Even if economic growth isn't performing as strongly as it typically does during the early stages of recovery, at least inflation is following its usual path--downward. Producer prices of finished goods were up by a mere 0.1% in September, and when food and energy prices are taken out, they were flat.

Some of the best inflation news, however, is coming from food and energy. In the third quarter, the wholesale cost of food dropped by a 6.6% annual rate--the biggest decline in 15 years. Energy prices rose in August and September, but they remain below their pace of a year ago, when the Iraqi invasion of Kuwait sent oil prices soaring. In particular, gasoline and heating oil are 24% cheaper than they were a year ago.

Improvement in inflation at the wholesale level has been fairly sharp--and it goes far beyond food and energy. Prices of finished goods, excluding those two items, rose by only 3% in the past 12 months. In January, they were rising by 4.1% (chart).

Moreover, inflation has become almost nonexistent in the prices paid by manufacturers for supplies and crude materials. Costs of intermediate supplies and materials, excluding food and fuel, were flat in September and stand slightly below their level of a year ago. Crude-materials prices fell by 0.9% in September, and they have dropped some 10.2% during the past year.

The sluggish pace of economic growth is causing a reversal of some earlier price increases. The housing recovery, for example, which started in the first quarter, began to lose steam in the summer. And the costs of construction materials weakened in the third quarter after rising at a 3.6% annual rate in the three months before that.
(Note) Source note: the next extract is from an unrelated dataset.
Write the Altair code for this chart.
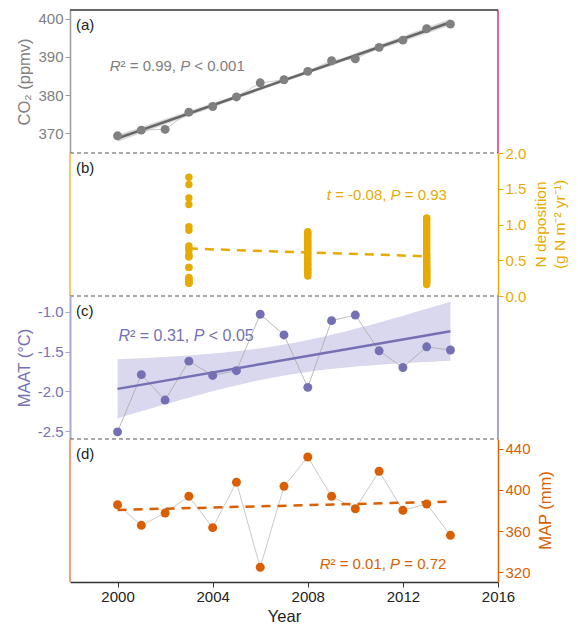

The fall in the cost of input materials reduces some of the price pressures on the makers of finished consumer and capital goods. That means inflation should remain under control into 1992.

In one important sense, however, the bright outlook for inflation is a direct result of the abnormally weak growth in demand that has robbed the recovery of its expected buoyancy. The immediate problem is that if consumers fail to maintain their spring and summer spending pace, the economy may not be able to stay afloat in the turbulent waters that lie ahead.